**Exercise materials**:

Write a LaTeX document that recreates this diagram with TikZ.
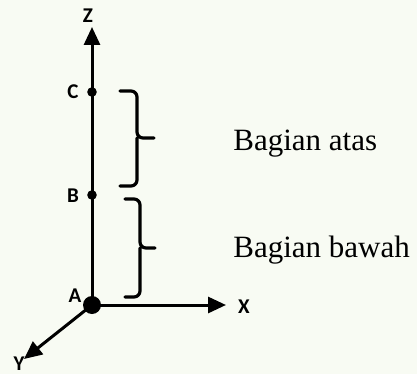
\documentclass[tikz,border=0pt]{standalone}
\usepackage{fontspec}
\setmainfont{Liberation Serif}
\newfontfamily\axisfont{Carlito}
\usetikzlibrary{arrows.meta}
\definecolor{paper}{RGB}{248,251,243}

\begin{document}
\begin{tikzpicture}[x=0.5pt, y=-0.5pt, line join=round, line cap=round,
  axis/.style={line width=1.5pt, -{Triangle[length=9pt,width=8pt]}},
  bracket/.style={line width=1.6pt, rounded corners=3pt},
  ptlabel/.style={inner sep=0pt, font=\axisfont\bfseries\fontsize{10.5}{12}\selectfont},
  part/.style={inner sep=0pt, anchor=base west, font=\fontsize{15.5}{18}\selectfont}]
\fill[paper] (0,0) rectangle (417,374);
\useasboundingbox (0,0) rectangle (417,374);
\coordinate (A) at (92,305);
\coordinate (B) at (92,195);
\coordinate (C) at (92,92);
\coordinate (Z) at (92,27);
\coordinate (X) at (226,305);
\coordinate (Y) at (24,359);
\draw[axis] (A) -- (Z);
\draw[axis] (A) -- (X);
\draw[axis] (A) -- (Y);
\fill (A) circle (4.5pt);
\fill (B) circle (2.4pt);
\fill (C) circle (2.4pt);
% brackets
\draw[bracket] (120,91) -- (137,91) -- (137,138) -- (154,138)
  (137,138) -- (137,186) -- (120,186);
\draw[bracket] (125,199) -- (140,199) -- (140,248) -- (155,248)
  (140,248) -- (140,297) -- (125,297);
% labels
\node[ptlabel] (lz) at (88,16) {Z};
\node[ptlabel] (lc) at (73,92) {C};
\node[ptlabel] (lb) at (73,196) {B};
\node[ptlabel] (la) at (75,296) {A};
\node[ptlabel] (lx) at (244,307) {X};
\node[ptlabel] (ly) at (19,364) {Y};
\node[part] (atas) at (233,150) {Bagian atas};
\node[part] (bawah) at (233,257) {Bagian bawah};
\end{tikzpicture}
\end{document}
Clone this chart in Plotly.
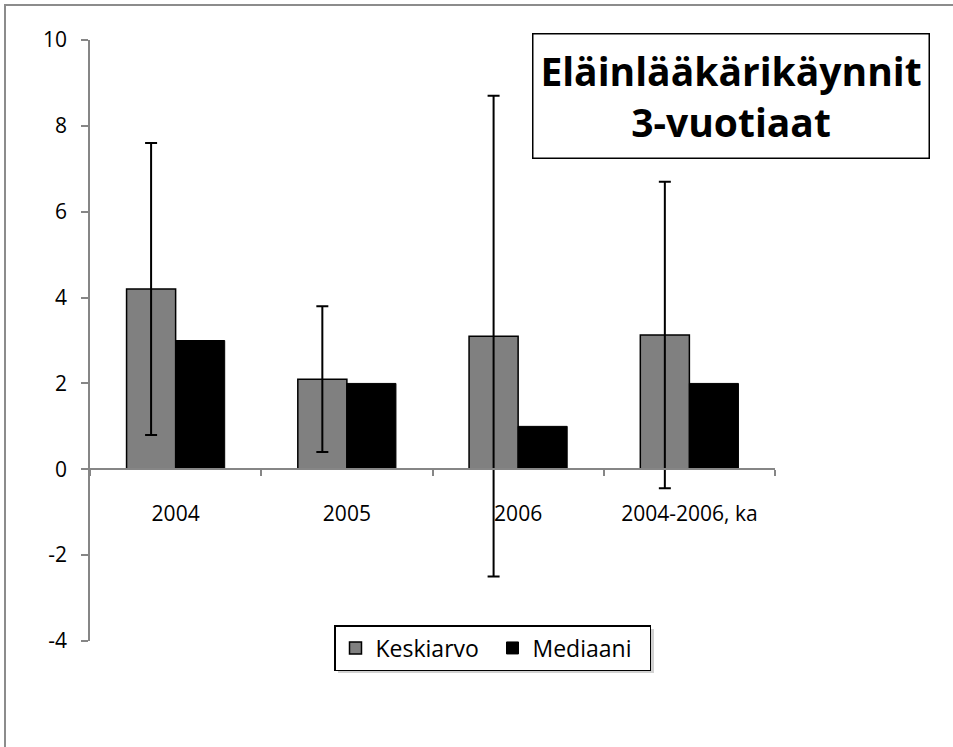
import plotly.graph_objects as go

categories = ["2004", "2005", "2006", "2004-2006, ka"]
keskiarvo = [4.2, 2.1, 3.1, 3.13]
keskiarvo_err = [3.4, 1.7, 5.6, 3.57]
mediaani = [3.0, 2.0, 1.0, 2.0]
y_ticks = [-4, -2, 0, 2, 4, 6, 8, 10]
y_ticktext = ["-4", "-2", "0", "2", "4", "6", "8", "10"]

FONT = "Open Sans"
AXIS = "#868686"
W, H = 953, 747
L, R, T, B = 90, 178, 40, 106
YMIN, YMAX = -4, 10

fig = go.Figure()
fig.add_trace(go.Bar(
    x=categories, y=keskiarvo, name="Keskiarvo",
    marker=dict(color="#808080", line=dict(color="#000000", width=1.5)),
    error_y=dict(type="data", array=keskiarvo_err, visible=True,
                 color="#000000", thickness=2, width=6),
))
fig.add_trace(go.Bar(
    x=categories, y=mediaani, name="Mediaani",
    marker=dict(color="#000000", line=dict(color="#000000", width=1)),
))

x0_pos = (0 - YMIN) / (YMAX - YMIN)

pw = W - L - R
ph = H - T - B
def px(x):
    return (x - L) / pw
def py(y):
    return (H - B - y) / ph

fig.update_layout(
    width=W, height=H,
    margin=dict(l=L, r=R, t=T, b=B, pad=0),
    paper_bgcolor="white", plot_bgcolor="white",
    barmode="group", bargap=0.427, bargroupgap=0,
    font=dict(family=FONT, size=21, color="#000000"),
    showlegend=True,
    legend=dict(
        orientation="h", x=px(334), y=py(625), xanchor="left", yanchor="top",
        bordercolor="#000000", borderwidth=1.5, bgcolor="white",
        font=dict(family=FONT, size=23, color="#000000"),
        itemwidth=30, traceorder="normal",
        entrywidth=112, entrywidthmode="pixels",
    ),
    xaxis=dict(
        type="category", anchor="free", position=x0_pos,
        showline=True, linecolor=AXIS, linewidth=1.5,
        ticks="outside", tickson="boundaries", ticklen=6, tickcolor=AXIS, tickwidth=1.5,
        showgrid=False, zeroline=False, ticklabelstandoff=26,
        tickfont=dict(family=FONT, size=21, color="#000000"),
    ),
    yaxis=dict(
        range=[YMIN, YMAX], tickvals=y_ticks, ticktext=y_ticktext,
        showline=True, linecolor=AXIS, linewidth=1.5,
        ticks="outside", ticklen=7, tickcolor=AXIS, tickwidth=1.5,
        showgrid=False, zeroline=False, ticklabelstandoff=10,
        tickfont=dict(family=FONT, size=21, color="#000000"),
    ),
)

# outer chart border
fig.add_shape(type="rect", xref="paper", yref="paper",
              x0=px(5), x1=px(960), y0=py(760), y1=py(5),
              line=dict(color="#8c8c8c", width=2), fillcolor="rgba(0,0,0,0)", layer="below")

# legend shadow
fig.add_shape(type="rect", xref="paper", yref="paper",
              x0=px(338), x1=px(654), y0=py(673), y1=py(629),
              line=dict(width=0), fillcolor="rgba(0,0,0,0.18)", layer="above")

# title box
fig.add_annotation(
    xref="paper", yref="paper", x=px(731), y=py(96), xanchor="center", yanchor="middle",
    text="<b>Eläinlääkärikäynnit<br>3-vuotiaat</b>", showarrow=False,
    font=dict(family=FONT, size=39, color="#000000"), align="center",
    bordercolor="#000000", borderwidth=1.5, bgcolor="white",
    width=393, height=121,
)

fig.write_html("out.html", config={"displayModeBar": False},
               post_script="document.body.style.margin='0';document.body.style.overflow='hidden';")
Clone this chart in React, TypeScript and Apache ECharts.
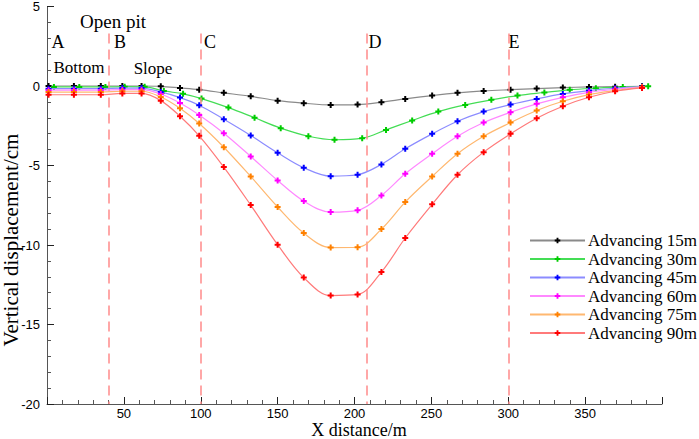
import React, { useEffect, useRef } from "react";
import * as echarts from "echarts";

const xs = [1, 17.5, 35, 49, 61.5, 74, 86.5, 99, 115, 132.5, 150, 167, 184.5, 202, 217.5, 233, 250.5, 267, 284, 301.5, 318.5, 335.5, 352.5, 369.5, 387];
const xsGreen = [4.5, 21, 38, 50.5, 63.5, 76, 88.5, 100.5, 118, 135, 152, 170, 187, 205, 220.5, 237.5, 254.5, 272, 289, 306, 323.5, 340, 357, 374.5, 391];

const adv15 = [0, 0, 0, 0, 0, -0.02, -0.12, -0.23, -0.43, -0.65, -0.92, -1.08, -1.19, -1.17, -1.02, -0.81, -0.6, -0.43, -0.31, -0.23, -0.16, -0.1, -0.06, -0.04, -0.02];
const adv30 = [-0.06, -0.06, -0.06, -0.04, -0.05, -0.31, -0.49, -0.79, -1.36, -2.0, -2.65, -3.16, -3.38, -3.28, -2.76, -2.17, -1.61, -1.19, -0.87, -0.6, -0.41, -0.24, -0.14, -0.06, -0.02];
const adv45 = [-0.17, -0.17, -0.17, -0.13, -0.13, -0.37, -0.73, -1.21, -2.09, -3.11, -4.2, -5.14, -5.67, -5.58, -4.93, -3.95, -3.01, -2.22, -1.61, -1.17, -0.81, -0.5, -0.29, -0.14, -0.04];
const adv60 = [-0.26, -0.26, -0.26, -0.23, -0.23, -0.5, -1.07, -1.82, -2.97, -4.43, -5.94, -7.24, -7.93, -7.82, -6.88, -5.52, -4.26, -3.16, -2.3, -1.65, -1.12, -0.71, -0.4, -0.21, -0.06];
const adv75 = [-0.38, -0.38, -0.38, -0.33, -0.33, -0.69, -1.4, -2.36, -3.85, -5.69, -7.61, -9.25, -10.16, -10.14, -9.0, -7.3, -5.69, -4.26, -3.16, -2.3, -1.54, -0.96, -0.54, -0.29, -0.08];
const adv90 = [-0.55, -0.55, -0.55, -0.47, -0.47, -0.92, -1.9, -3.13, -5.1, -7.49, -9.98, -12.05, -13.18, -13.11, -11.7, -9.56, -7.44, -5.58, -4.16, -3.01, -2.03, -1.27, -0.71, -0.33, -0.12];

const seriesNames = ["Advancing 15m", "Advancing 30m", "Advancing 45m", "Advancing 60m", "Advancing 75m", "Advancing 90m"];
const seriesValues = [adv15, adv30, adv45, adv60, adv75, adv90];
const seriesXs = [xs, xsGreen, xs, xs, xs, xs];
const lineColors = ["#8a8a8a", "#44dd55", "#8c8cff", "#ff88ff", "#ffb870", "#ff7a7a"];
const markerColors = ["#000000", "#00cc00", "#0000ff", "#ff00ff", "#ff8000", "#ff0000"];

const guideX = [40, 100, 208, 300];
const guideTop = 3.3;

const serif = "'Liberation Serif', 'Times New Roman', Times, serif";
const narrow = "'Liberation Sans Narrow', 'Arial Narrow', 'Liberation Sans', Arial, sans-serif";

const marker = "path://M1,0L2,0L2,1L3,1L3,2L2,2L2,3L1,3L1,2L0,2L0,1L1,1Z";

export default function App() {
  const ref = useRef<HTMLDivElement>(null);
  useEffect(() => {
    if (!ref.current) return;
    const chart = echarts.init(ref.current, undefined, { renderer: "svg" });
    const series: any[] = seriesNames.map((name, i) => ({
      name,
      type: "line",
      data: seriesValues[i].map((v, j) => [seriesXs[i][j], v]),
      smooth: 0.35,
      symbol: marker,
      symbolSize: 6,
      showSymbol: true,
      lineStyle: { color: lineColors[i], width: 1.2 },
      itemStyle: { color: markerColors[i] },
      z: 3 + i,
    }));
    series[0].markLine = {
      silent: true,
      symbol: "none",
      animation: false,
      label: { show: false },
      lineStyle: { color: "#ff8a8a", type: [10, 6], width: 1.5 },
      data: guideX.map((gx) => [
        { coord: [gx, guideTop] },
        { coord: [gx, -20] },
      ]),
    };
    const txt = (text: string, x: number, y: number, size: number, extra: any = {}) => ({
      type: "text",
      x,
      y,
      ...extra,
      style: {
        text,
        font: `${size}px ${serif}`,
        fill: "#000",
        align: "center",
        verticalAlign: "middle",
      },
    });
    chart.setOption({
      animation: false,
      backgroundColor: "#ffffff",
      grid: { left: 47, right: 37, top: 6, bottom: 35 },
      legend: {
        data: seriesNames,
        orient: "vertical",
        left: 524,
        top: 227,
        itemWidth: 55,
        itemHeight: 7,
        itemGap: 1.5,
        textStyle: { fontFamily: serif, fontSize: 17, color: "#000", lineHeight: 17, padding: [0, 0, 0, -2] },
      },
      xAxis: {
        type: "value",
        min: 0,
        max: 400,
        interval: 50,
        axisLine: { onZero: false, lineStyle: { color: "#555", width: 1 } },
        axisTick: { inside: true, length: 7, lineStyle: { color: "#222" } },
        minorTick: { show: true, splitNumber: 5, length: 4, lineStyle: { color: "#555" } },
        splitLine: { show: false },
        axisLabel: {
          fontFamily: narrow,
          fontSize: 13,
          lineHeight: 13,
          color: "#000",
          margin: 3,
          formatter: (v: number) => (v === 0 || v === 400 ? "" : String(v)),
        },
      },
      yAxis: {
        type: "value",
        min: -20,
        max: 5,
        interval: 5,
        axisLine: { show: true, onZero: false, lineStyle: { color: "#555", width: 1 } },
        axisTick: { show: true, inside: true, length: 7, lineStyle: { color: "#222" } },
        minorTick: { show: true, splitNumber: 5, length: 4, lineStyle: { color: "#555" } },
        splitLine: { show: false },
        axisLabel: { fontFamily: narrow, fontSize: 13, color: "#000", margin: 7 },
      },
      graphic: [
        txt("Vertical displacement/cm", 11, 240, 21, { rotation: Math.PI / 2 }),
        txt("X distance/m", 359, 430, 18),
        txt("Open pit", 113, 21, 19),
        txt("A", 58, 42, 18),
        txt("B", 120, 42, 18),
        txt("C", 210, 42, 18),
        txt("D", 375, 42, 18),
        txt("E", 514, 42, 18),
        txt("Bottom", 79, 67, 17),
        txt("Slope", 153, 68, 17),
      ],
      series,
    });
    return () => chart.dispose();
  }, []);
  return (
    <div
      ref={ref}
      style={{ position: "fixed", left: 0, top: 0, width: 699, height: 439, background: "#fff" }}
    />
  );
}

* * *

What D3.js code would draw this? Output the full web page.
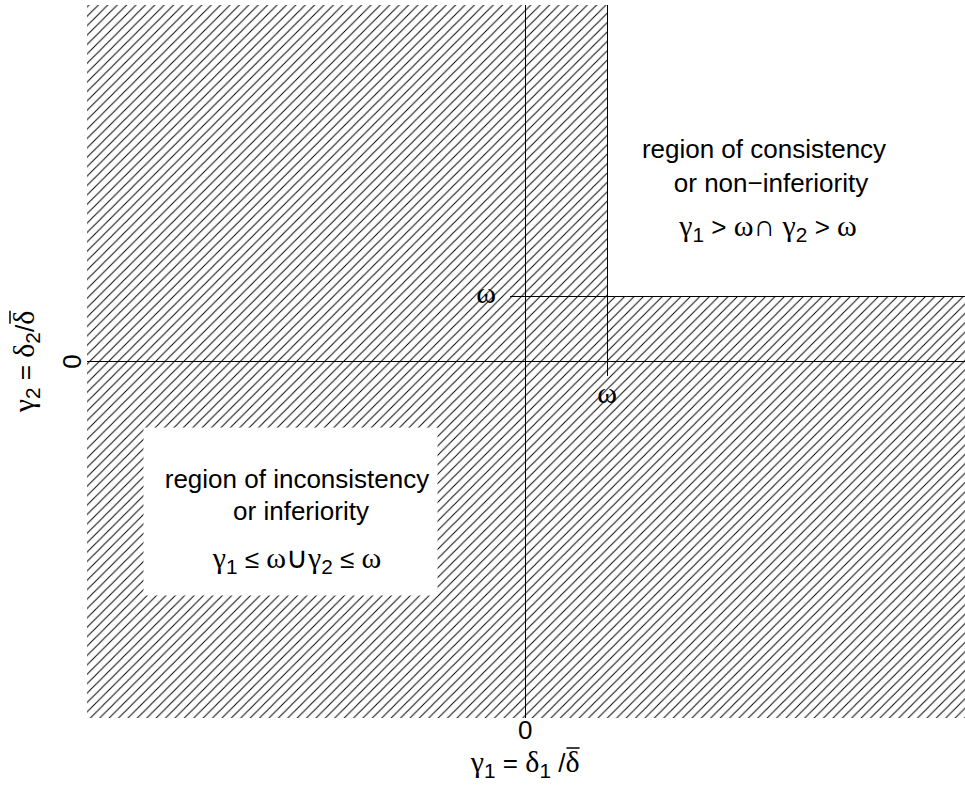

**Exercise objective**: Nothing but the lines from the one with "Clone this chart in React, TypeScript" through the one with "-0.71, -0.33, -0.12];" should be copied, word for word. Pictures are left out.

**Answer to the problem**:
Clone this chart in React, TypeScript and Apache ECharts.
import React, { useEffect, useRef } from "react";
import * as echarts from "echarts";

const xs = [1, 17.5, 35, 49, 61.5, 74, 86.5, 99, 115, 132.5, 150, 167, 184.5, 202, 217.5, 233, 250.5, 267, 284, 301.5, 318.5, 335.5, 352.5, 369.5, 387];
const xsGreen = [4.5, 21, 38, 50.5, 63.5, 76, 88.5, 100.5, 118, 135, 152, 170, 187, 205, 220.5, 237.5, 254.5, 272, 289, 306, 323.5, 340, 357, 374.5, 391];

const adv15 = [0, 0, 0, 0, 0, -0.02, -0.12, -0.23, -0.43, -0.65, -0.92, -1.08, -1.19, -1.17, -1.02, -0.81, -0.6, -0.43, -0.31, -0.23, -0.16, -0.1, -0.06, -0.04, -0.02];
const adv30 = [-0.06, -0.06, -0.06, -0.04, -0.05, -0.31, -0.49, -0.79, -1.36, -2.0, -2.65, -3.16, -3.38, -3.28, -2.76, -2.17, -1.61, -1.19, -0.87, -0.6, -0.41, -0.24, -0.14, -0.06, -0.02];
const adv45 = [-0.17, -0.17, -0.17, -0.13, -0.13, -0.37, -0.73, -1.21, -2.09, -3.11, -4.2, -5.14, -5.67, -5.58, -4.93, -3.95, -3.01, -2.22, -1.61, -1.17, -0.81, -0.5, -0.29, -0.14, -0.04];
const adv60 = [-0.26, -0.26, -0.26, -0.23, -0.23, -0.5, -1.07, -1.82, -2.97, -4.43, -5.94, -7.24, -7.93, -7.82, -6.88, -5.52, -4.26, -3.16, -2.3, -1.65, -1.12, -0.71, -0.4, -0.21, -0.06];
const adv75 = [-0.38, -0.38, -0.38, -0.33, -0.33, -0.69, -1.4, -2.36, -3.85, -5.69, -7.61, -9.25, -10.16, -10.14, -9.0, -7.3, -5.69, -4.26, -3.16, -2.3, -1.54, -0.96, -0.54, -0.29, -0.08];
const adv90 = [-0.55, -0.55, -0.55, -0.47, -0.47, -0.92, -1.9, -3.13, -5.1, -7.49, -9.98, -12.05, -13.18, -13.11, -11.7, -9.56, -7.44, -5.58, -4.16, -3.01, -2.03, -1.27, -0.71, -0.33, -0.12];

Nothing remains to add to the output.